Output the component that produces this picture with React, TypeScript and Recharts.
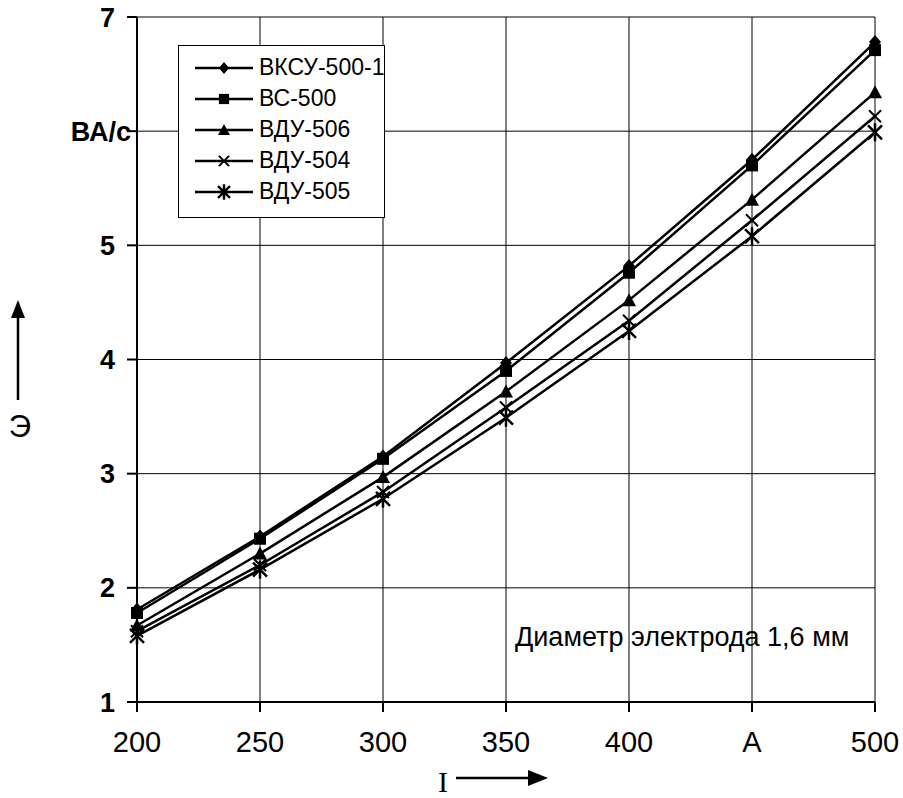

........

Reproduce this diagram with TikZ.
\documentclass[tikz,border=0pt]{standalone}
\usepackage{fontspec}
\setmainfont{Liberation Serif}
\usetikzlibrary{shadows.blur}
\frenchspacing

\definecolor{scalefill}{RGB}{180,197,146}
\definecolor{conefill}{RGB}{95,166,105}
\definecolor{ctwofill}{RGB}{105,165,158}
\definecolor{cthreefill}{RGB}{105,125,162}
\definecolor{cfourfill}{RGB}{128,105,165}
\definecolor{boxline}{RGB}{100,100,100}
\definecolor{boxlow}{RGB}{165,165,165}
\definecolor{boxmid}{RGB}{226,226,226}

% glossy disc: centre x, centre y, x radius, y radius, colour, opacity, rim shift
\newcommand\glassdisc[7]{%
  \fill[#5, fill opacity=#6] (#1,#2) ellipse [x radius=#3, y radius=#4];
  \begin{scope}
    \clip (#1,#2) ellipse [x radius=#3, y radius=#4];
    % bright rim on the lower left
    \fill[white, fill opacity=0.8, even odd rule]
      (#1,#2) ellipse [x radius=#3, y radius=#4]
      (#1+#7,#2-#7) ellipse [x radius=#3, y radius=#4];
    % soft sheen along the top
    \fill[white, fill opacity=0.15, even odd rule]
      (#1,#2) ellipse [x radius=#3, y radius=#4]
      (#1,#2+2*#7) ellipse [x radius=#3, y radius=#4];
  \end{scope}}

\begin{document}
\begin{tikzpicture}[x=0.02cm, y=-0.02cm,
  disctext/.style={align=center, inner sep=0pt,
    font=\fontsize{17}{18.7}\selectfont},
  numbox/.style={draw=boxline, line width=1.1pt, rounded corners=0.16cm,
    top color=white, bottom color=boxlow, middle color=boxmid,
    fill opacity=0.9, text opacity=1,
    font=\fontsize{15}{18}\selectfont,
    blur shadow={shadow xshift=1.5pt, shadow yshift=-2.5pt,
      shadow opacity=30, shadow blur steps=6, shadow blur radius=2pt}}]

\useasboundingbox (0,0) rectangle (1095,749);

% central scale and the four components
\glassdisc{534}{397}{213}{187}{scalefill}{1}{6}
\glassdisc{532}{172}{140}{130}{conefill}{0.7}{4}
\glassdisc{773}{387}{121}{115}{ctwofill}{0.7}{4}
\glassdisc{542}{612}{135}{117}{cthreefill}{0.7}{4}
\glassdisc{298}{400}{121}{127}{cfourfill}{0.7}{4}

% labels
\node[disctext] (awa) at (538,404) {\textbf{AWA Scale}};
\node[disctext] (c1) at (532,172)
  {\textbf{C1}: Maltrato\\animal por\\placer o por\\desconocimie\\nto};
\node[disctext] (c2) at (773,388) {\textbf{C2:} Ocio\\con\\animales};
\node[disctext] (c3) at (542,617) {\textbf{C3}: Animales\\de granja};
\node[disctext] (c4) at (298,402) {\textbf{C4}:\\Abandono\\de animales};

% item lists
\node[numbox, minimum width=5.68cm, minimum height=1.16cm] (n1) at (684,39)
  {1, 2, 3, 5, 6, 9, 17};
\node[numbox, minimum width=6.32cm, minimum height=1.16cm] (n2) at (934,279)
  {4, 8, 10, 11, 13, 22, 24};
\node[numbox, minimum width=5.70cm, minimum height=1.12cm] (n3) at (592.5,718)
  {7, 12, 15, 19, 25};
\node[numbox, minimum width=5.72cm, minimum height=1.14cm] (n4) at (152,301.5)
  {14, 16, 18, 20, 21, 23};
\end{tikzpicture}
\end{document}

........

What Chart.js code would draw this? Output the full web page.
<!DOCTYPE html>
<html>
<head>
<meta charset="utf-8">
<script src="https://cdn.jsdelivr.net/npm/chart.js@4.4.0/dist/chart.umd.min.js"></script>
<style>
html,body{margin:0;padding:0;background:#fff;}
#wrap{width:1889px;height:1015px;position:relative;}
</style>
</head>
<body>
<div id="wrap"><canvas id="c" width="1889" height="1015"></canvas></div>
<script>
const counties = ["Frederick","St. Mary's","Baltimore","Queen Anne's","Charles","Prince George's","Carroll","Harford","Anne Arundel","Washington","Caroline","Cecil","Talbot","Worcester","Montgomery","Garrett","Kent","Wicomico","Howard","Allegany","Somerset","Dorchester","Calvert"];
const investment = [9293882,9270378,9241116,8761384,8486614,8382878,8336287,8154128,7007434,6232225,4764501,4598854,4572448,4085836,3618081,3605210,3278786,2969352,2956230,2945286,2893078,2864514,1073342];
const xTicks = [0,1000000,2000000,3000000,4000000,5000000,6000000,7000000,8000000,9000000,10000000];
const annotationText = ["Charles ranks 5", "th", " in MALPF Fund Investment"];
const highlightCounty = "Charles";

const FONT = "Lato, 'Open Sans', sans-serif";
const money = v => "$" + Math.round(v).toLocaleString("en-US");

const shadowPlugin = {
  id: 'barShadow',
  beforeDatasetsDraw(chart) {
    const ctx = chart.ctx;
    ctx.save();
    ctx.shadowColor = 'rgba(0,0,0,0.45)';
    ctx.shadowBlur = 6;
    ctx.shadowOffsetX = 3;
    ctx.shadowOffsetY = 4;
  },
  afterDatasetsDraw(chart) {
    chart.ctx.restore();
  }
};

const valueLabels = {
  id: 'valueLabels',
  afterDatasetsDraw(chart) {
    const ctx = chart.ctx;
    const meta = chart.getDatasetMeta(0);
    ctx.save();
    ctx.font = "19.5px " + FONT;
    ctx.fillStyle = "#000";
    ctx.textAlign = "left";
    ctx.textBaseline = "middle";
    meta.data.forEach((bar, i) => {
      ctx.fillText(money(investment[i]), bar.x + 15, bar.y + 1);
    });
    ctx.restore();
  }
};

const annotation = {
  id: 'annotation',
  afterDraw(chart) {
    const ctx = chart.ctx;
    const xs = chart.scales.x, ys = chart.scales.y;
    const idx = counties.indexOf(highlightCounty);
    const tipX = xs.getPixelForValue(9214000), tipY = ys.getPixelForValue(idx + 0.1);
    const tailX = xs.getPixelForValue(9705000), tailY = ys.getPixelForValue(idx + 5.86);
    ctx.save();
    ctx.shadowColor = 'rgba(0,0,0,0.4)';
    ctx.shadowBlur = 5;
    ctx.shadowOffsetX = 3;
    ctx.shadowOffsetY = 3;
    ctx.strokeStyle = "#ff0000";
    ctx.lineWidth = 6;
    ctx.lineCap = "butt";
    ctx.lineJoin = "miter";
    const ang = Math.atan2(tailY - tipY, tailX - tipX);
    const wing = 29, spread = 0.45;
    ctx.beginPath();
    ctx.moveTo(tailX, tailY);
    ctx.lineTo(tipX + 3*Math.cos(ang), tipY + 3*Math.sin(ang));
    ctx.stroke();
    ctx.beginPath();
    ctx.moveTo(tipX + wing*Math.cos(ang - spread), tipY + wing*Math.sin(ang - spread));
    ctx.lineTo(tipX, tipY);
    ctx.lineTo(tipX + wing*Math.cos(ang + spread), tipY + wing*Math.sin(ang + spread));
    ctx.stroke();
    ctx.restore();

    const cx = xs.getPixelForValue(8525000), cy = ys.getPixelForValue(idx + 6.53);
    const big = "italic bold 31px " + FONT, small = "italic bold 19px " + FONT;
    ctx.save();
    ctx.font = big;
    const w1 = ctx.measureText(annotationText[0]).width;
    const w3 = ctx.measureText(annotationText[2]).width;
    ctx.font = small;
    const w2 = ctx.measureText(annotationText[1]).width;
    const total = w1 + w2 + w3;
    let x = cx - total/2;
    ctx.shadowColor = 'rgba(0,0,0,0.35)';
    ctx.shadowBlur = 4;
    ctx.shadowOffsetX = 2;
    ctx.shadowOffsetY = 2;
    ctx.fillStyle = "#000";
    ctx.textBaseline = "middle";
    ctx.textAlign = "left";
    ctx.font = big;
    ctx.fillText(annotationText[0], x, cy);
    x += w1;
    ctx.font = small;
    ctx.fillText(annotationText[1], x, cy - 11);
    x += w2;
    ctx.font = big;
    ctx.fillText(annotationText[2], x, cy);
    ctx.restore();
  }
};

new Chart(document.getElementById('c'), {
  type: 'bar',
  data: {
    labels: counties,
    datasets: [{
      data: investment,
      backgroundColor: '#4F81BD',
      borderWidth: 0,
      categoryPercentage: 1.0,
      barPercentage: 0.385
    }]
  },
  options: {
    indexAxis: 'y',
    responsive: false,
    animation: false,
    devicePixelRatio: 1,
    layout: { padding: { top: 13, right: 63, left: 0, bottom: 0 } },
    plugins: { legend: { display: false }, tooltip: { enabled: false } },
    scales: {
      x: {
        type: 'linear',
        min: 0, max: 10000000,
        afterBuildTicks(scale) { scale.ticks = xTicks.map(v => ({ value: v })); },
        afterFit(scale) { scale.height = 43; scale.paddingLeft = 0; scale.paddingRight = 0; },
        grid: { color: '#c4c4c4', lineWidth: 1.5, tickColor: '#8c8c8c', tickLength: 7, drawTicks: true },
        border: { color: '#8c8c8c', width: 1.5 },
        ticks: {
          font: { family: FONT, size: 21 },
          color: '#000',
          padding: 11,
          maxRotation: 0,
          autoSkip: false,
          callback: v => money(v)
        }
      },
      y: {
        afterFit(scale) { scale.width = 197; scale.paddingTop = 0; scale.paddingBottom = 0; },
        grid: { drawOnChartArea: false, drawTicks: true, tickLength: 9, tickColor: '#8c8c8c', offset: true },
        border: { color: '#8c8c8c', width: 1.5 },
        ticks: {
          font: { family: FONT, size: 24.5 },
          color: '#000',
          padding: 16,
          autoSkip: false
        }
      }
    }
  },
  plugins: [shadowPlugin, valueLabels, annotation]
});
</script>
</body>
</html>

........

> Instructions to follow
Return a copy of every line that includes the word "with".

> The reply
Output the component that produces this picture with React, TypeScript and Recharts.
Reproduce this diagram with TikZ.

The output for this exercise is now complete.